Many traders make the mistake of making trading decisions based solely on the time frame in which they are trading, meaning the signal time frame.
For example, if they see a hammer candlestick pattern on a 4 hour chart, they take the trade off that time frame without even considering what might be going on in the next higher time frame, which would be the daily chart in this example. In addition, a trader who would like to trade that hammer signal that showed up on the 240 minute chart could zoom down to the 60 minute chart to get a better trade entry.
In order to increase the probability of having a winning trade, its always wise to analyze multiple time frames. What often happens is that you are able to either filter out bad trades based on higher time frame chart analysis or get further confirmation on your trade. Either way, you will likely increase your chances of a winning trade by taking a Top down analysis approach.
Define Your Trading Goals and Select a Suitable Strategy that fits your personality
One of the first things you must do as a trader is to understand what your goals are in trading.
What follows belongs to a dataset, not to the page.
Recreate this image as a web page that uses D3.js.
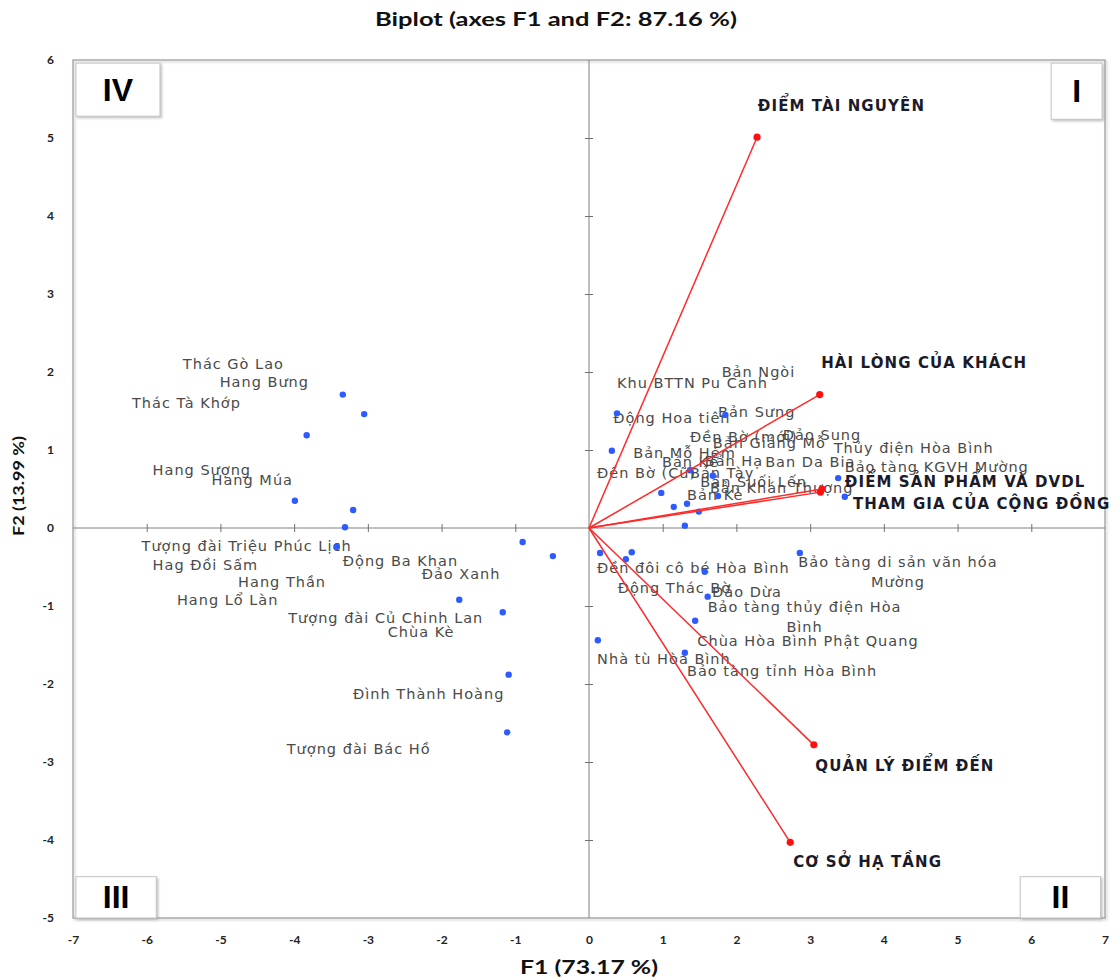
<!DOCTYPE html>
<html><head><meta charset="utf-8">
<script src="https://cdn.jsdelivr.net/npm/d3@7"></script>
<style>body{margin:0;background:#fff}</style>
</head><body>
<svg id="c" width="1119" height="979"></svg>
<script>
// ---- DATA ----
const xTicks = [-7,-6,-5,-4,-3,-2,-1,0,1,2,3,4,5,6,7];
const yTicks = [-5,-4,-3,-2,-1,0,1,2,3,4,5,6];

// observation points (F1, F2)
const obsF1 = [-3.34,-3.05,-3.83,-3.99,-3.20,-3.31,-3.42,-0.90,-0.49,-1.76,-1.17,-1.09,-1.11,
  0.31,0.38,1.85,1.37,0.98,1.15,1.33,1.49,1.30,1.68,1.75,3.38,3.47,
  0.15,0.50,0.58,1.57,1.61,1.44,0.12,1.30,2.86];
const obsF2 = [1.71,1.46,1.19,0.35,0.23,0.01,-0.24,-0.18,-0.36,-0.92,-1.08,-1.88,-2.62,
  0.99,1.47,1.45,0.74,0.45,0.27,0.31,0.21,0.03,0.67,0.41,0.64,0.40,
  -0.32,-0.40,-0.31,-0.56,-0.88,-1.19,-1.44,-1.60,-0.32];

// observation labels and their anchor (F1, F2) as placed in the picture
const labelNames = ["Thác Gò Lao","Hang Bưng","Thác Tà Khớp","Hang Sượng","Hang Múa",
  "Tượng đài Triệu Phúc Lịch","Hag Đồi  Sấm","Hang Thần","Hang Lổ Làn","Động Ba Khan","Đảo Xanh",
  "Tượng đài Củ Chinh Lan","Chùa Kè","Đình  Thành Hoàng","Tượng đài Bác Hồ",
  "Khu BTTN Pu Canh","Bản Ngòi","Bản Sưng","Động Hoa tiên","Đền Bờ (mới)","Đảo Sung","Bản Giáng Mỗ",
  "Thủy điện Hòa  Bình","Bản  Mỗ Hém","Bảo tàng KGVH Mường","Bản Kế","Bản Hạ","Ban Da Bia","Đền Bờ (Cũ)",
  "Bản Tày","Bản Suối Lến","Bản Khán Thượng","Bản Kè",
  "Đền đôi cô bé Hòa Bình","Động Thác Bờ","Đảo Dừa","Bảo tàng thủy điện Hòa|Bình",
  "Chùa Hòa Bình Phật Quang","Nhà tù Hòa Bình","Bảo tàng tỉnh Hòa Bình","Bảo tàng di sản văn hóa|Mường"];
const labelF1 = [-5.51,-5.01,-6.20,-5.92,-5.12,-6.07,-5.92,-4.76,-5.59,-3.34,-2.27,-4.08,-2.73,-3.20,-4.10,
  0.38,1.80,1.75,0.33,1.37,2.63,1.68,3.32,0.60,3.47,0.99,1.57,2.39,0.11,1.37,1.51,1.64,1.33,
  0.11,0.39,1.67,1.61,1.47,0.11,1.33,2.84];
const labelF2 = [2.10,1.87,1.60,0.74,0.62,-0.23,-0.47,-0.69,-0.92,-0.42,-0.59,-1.15,-1.33,-2.13,-2.83,
  1.86,2.00,1.49,1.41,1.17,1.19,1.09,1.03,0.96,0.78,0.85,0.86,0.85,0.71,0.71,0.59,0.51,0.42,
  -0.51,-0.77,-0.82,-1.01,-1.45,-1.68,-1.83,-0.44];

// variable vectors
const varNames = ["ĐIỂM TÀI NGUYÊN","HÀI LÒNG CỦA KHÁCH","ĐIỂM SẢN PHẨM VÀ DVDL","THAM GIA CỦA CỘNG ĐỒNG","QUẢN LÝ ĐIỂM ĐẾN","CƠ SỞ HẠ TẦNG"];
const varF1 = [2.28,3.13,3.16,3.14,3.05,2.73];
const varF2 = [5.01,1.71,0.50,0.46,-2.78,-4.03];
const varLabelF1 = [2.29,3.15,3.47,3.58,3.07,2.77];
const varLabelF2 = [5.42,2.12,0.59,0.32,-3.05,-4.28];

const quadrants = [
  {name:"IV", f1:[-6.96,-5.82], f2:[5.96,5.28]},
  {name:"I", f1:[6.27,6.96], f2:[5.96,5.24]},
  {name:"III", f1:[-6.96,-5.87], f2:[-4.47,-5]},
  {name:"II", f1:[5.85,6.94], f2:[-4.47,-5]}
];

// ---- CHART ----
const svg = d3.select("#c");
const x = d3.scaleLinear().domain([-7,7]).range([73,1105]);
const y = d3.scaleLinear().domain([-5,6]).range([918,60]);

const defs = svg.append("defs");
const f = defs.append("filter").attr("id","sh").attr("x","-10%").attr("y","-10%").attr("width","130%").attr("height","130%");
f.append("feDropShadow").attr("dx",1.5).attr("dy",1.5).attr("stdDeviation",1).attr("flood-color","#999").attr("flood-opacity",0.6);

// title
svg.append("text").attr("x",556).attr("y",26).attr("text-anchor","middle")
  .attr("font-family","Lato, 'Open Sans', sans-serif").attr("font-weight","bold").attr("font-size",18)
  .attr("fill","#111").attr("textLength",362).attr("lengthAdjust","spacingAndGlyphs")
  .text("Biplot (axes F1 and F2: 87.16 %)");

// frame
svg.append("rect").attr("x",x(-7)).attr("y",y(6)).attr("width",x(7)-x(-7)).attr("height",y(-5)-y(6))
  .attr("fill","none").attr("stroke","#9a9a9a").attr("stroke-width",1.2).attr("filter","url(#sh)");

// zero lines
svg.append("line").attr("x1",x(-7)).attr("x2",x(7)).attr("y1",y(0)).attr("y2",y(0)).attr("stroke","#808080");
svg.append("line").attr("x1",x(0)).attr("x2",x(0)).attr("y1",y(6)).attr("y2",y(-5)).attr("stroke","#808080");

// tick marks on zero lines
const xt = svg.append("g").attr("transform",`translate(0,${y(0)-4})`)
  .call(d3.axisBottom(x).tickValues(xTicks.filter(d=>d!==0 && Math.abs(d)<7)).tickSize(8).tickFormat(""));
xt.select(".domain").remove();
xt.selectAll("line").attr("stroke","#707070");
const yt = svg.append("g").attr("transform",`translate(${x(0)+4},0)`)
  .call(d3.axisLeft(y).tickValues(yTicks.filter(d=>d!==0 && d>-5 && d<6)).tickSize(8).tickFormat(""));
yt.select(".domain").remove();
yt.selectAll("line").attr("stroke","#707070");

// tick labels
const tickFont = "Lato, 'Liberation Sans', sans-serif";
const fmt = d => String(d);
const xl = svg.append("g").attr("transform",`translate(0,${y(-5)+14})`)
  .call(d3.axisBottom(x).tickValues(xTicks).tickSize(0).tickFormat(fmt));
xl.select(".domain").remove();
xl.selectAll("text").attr("font-family",tickFont).attr("font-weight","bold").attr("font-size",12).attr("fill","#222");
const yl = svg.append("g").attr("transform",`translate(58,0)`)
  .call(d3.axisLeft(y).tickValues(yTicks).tickSize(0).tickPadding(4).tickFormat(fmt));
yl.select(".domain").remove();
yl.selectAll("text").attr("font-family",tickFont).attr("font-weight","bold").attr("font-size",12).attr("fill","#222");

// axis titles
svg.append("text").attr("x",589).attr("y",974).attr("text-anchor","middle")
  .attr("font-family",tickFont).attr("font-weight","bold").attr("font-size",18).attr("fill","#111")
  .attr("textLength",138).attr("lengthAdjust","spacingAndGlyphs").text("F1 (73.17 %)");
svg.append("text").attr("transform","translate(24,486) rotate(-90)").attr("text-anchor","middle")
  .attr("font-family",tickFont).attr("font-weight","bold").attr("font-size",15).attr("fill","#111")
  .attr("textLength",100).attr("lengthAdjust","spacingAndGlyphs").text("F2 (13.99 %)");

// quadrant boxes
const qg = svg.append("g").selectAll("g").data(quadrants).join("g");
qg.append("rect")
  .attr("x",d=>x(d.f1[0])).attr("y",d=>y(d.f2[0]))
  .attr("width",d=>x(d.f1[1])-x(d.f1[0])).attr("height",d=>y(d.f2[1])-y(d.f2[0]))
  .attr("fill","#fff").attr("stroke","#c4c4c4").attr("filter","url(#sh)");
qg.append("text")
  .attr("x",d=>(x(d.f1[0])+x(d.f1[1]))/2).attr("y",d=>(y(d.f2[0])+y(d.f2[1]))/2+11)
  .attr("text-anchor","middle").attr("font-family","'Liberation Sans', Arial, sans-serif")
  .attr("font-weight","bold").attr("font-size",32).attr("fill","#000").text(d=>d.name);

// observation labels
const lblFont = "'DejaVu Sans', Verdana, sans-serif";
const lg = svg.append("g").attr("font-family",lblFont).attr("font-size",14.5).attr("letter-spacing",1)
  .attr("fill","#4a4a4a");
labelNames.forEach((n,i)=>{
  const parts = n.split("|");
  const t = lg.append("text").attr("x",x(labelF1[i])).attr("y",y(labelF2[i])+5).text(parts[0]);
  if(parts.length>1){
    const w = t.node().getComputedTextLength();
    const cx = x(labelF1[i]) + w/2;
    t.attr("x",cx).attr("text-anchor","middle");
    lg.append("text").attr("x",cx).attr("y",y(labelF2[i])+5+20).attr("text-anchor","middle").text(parts[1]);
  }
});

// observation points
svg.append("g").selectAll("circle").data(obsF1.map((d,i)=>[d,obsF2[i]])).join("circle")
  .attr("cx",d=>x(d[0])).attr("cy",d=>y(d[1])).attr("r",3.2).attr("fill","#2d5bff");

// vectors
const vg = svg.append("g");
varNames.forEach((n,i)=>{
  vg.append("line").attr("x1",x(0)).attr("y1",y(0)).attr("x2",x(varF1[i])).attr("y2",y(varF2[i]))
    .attr("stroke","#ff2a2a").attr("stroke-width",1.5);
  vg.append("circle").attr("cx",x(varF1[i])).attr("cy",y(varF2[i])).attr("r",3.6).attr("fill","#ff1010");
  vg.append("text").attr("x",x(varLabelF1[i])).attr("y",y(varLabelF2[i])+5.5)
    .attr("font-family",lblFont).attr("font-weight","bold").attr("font-size",15).attr("letter-spacing",1.1)
    .attr("fill","#1a1a2a").text(n);
});
</script>
</body></html>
Most new forex traders come into the market, thinking that they know, but most really do not have a plan or any concrete goals. Only after you have set some goals for yourself, then you can start looking at various trading methods that will help you achieve these goals. Keep in mind, you must aim to be realistic in your expectations, and ensure that the trading methodology that you choose fits your personality profile.
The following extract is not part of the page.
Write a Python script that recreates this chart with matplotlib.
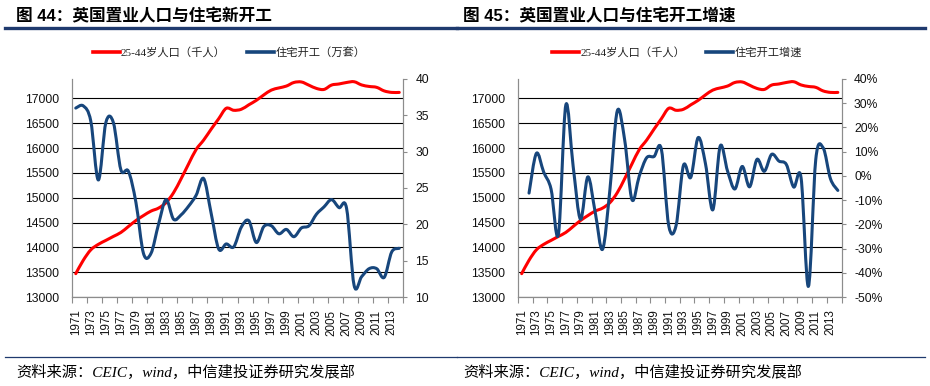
import numpy as np
import matplotlib
matplotlib.use("Agg")
import matplotlib.pyplot as plt
from matplotlib.path import Path
from matplotlib.patches import PathPatch
from matplotlib.lines import Line2D
from matplotlib.ticker import FixedLocator, FuncFormatter

# ---------------- data ----------------
years = list(range(1971, 2015))
pop_25_44 = [13470, 13740, 13950, 14060, 14140, 14220, 14300, 14420, 14540, 14640,
             14730, 14790, 14900, 15100, 15380, 15680, 15970, 16160, 16380, 16590,
             16800, 16760, 16780, 16870, 16960, 17070, 17167, 17210, 17248, 17320,
             17330, 17265, 17200, 17180, 17268, 17290, 17320, 17335, 17270, 17240,
             17222, 17150, 17120, 17120]
starts = [36.0, 36.3, 34.2, 26.1, 34.0, 34.0, 27.5, 27.3, 23.0, 16.0,
          16.0, 20.0, 23.4, 20.7, 21.3, 22.5, 24.0, 26.3, 21.5, 16.6,
          17.3, 16.9, 19.6, 20.5, 17.5, 19.7, 19.8, 18.7, 19.3, 18.3,
          19.5, 19.8, 21.4, 22.4, 23.4, 22.3, 22.2, 11.6, 12.8, 13.9,
          13.9, 12.7, 16.2, 16.7]
growth_years = list(range(1972, 2015))
growth = [-7.1, 9.3, 1.5, -5.5, -24.0, 29.2, 4.0, -17.9, -0.4, -15.0,
          -30.3, -5.7, 26.8, 15.0, -9.8, 0.0, 7.5, 8.0, 11.0, -20.5,
          -20.5, 4.3, -0.6, 15.8, 5.0, -14.0, 12.3, 2.0, -5.4, 3.9,
          -4.5, 6.8, 1.9, 8.9, 6.1, 4.7, -4.6, -0.8, -45.6, 6.8,
          11.6, -1.2, -6.0]

left_ticks = [13000, 13500, 14000, 14500, 15000, 15500, 16000, 16500, 17000]
starts_ticks = [10, 15, 20, 25, 30, 35, 40]
growth_ticks = [-50, -40, -30, -20, -10, 0, 10, 20, 30, 40]

title_left = "图 44：英国置业人口与住宅新开工"
title_right = "图 45：英国置业人口与住宅开工增速"
legend_pop = "25-44岁人口（千人）"
legend_starts = "住宅开工（万套）"
legend_growth = "住宅开工增速"
source_text = "资料来源：CEIC，wind，中信建投证券研究发展部"

# ---------------- style ----------------
RED = "#FF0000"
BLUE = "#17467C"
NAVY = "#1F3A6E"
SPINE = "#8C8C8C"
CJK = "Noto Sans CJK SC"
plt.rcParams["font.family"] = ["Liberation Sans", CJK]

W, H = 930, 386
fig = plt.figure(figsize=(W / 100, H / 100), dpi=100)


def smooth_path(xs, ys):
    pts = np.column_stack([np.asarray(xs, float), np.asarray(ys, float)])
    n = len(pts)
    verts = [pts[0]]
    codes = [Path.MOVETO]
    for i in range(n - 1):
        p0 = pts[i - 1] if i > 0 else pts[i]
        p1 = pts[i]
        p2 = pts[i + 1]
        p3 = pts[i + 2] if i + 2 < n else pts[i + 1]
        verts += [p1 + (p2 - p0) / 6.0, p2 - (p3 - p1) / 6.0, p2]
        codes += [Path.CURVE4] * 3
    return Path(verts, codes)


def px_rect(x0, y0, x1, y1):
    return [x0 / W, 1 - y1 / H, (x1 - x0) / W, (y1 - y0) / H]


def setup_axes(rect, right_ticks, right_lim, right_fmt):
    ax = fig.add_axes(rect)
    ax2 = ax.twinx()
    n = len(years)
    ax.set_xlim(-0.5, n - 0.5)
    ax.set_ylim(13000, 17390)
    ax2.set_ylim(*right_lim)
    ax.yaxis.set_major_locator(FixedLocator(left_ticks))
    ax.yaxis.set_major_formatter(FuncFormatter(lambda v, p: f"{int(v)}"))
    ax.grid(axis="y", color="black", lw=0.8)
    ax.set_axisbelow(True)
    ax.tick_params(axis="y", length=0, pad=9, labelsize=8.7, labelcolor="#111111")
    # x axis: labels every 2 years, tick marks at category boundaries
    ax.xaxis.set_major_locator(FixedLocator(list(range(0, n, 2))))
    ax.set_xticklabels([str(years[i]) for i in range(0, n, 2)], rotation=90,
                       fontsize=8.4, color="#111111")
    ax.xaxis.set_minor_locator(FixedLocator([i - 0.5 for i in range(0, n + 1, 2)]))
    ax.tick_params(axis="x", which="major", length=0, pad=9)
    ax.tick_params(axis="x", which="minor", length=4, color=SPINE, width=0.8)
    for s in ["top"]:
        ax.spines[s].set_visible(False)
        ax2.spines[s].set_visible(False)
    for s in ["left", "bottom", "right"]:
        ax.spines[s].set_color(SPINE)
        ax2.spines[s].set_color(SPINE)
    ax2.yaxis.set_major_locator(FixedLocator(right_ticks))
    ax2.yaxis.set_major_formatter(FuncFormatter(right_fmt))
    ax2.tick_params(axis="y", length=3, color=SPINE, pad=6, labelsize=8.7,
                    labelcolor="#111111")
    return ax, ax2


# ---------------- left chart ----------------
axL, axL2 = setup_axes(px_rect(72, 79, 403, 297), starts_ticks, (10, 40),
                       lambda v, p: f"{int(v)}")
axL.add_patch(PathPatch(smooth_path(range(len(years)), pop_25_44), fill=False,
                        edgecolor=RED, lw=2.2, capstyle="round", joinstyle="round"))
axL2.add_patch(PathPatch(smooth_path(range(len(years)), starts), fill=False,
                         edgecolor=BLUE, lw=2.2, capstyle="round", joinstyle="round"))

# ---------------- right chart ----------------
axR, axR2 = setup_axes(px_rect(518, 79, 841.5, 297), growth_ticks, (-50, 40),
                       lambda v, p: f"{int(v)}%")
axR.add_patch(PathPatch(smooth_path(range(len(years)), pop_25_44), fill=False,
                        edgecolor=RED, lw=2.2, capstyle="round", joinstyle="round"))
gx = [years.index(y) for y in growth_years]
axR2.add_patch(PathPatch(smooth_path(gx, growth), fill=False,
                         edgecolor=BLUE, lw=2.2, capstyle="round", joinstyle="round"))

# ---------------- legends ----------------
leg_font = dict(family=["Liberation Serif", CJK], size=8.1)


def add_legend(x_center, labels):
    handles = [Line2D([], [], color=RED, lw=2.6),
               Line2D([], [], color=BLUE, lw=2.6)]
    leg = fig.legend(handles, labels, loc="center",
                     bbox_to_anchor=(x_center / W, 1 - 52.5 / H), ncol=2,
                     frameon=False, prop=leg_font, handlelength=2.4,
                     handletextpad=0.1, columnspacing=1.9, borderpad=0)
    for t in leg.get_texts():
        t.set_color("#222222")


add_legend(229, [legend_pop, legend_starts])
add_legend(677, [legend_pop, legend_growth])

# ---------------- titles, rules, footers ----------------
title_font = dict(family=["Liberation Sans", CJK], size=12, weight="bold")
fig.text(16 / W, 1 - 16 / H, title_left, ha="left", va="center", color="black",
         **title_font)
fig.text(463 / W, 1 - 16 / H, title_right, ha="left", va="center", color="black",
         **title_font)
fig.add_artist(Line2D([5 / W, 457 / W], [1 - 27.8 / H] * 2, color=NAVY, lw=2.4))
fig.add_artist(Line2D([457 / W, 925 / W], [1 - 27.8 / H] * 2, color=NAVY, lw=2.4))
fig.add_artist(Line2D([5 / W, 457 / W], [1 - 356.7 / H] * 2, color=NAVY, lw=0.9))
fig.add_artist(Line2D([457 / W, 925 / W], [1 - 356.7 / H] * 2, color=NAVY, lw=0.9))

foot_font = dict(family=["Liberation Serif", CJK], size=11, style="italic")
fig.text(16 / W, 1 - 372 / H, source_text, ha="left", va="center", color="black",
         **foot_font)
fig.text(463 / W, 1 - 372 / H, source_text, ha="left", va="center", color="black",
         **foot_font)

fig.savefig("out.png", dpi=100)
There are many questions that you must answer for yourself. Do I feel comfortable holding positions overnight? How much risk am I willing to assume for each trade? Am I more comfortable trading with the trend or countertrend? How much time will I have to devote to watching the markets? Will I trade to supplement my current income or do I plan on trading full time?
These are just some of the things that you need to decide on before you start.
Once you have an idea of what your trading goals are and what type of trading will best suit you, then you must work on creating a detailed trading plan that you can use to systemically trade the markets so that the process of trading become effortless.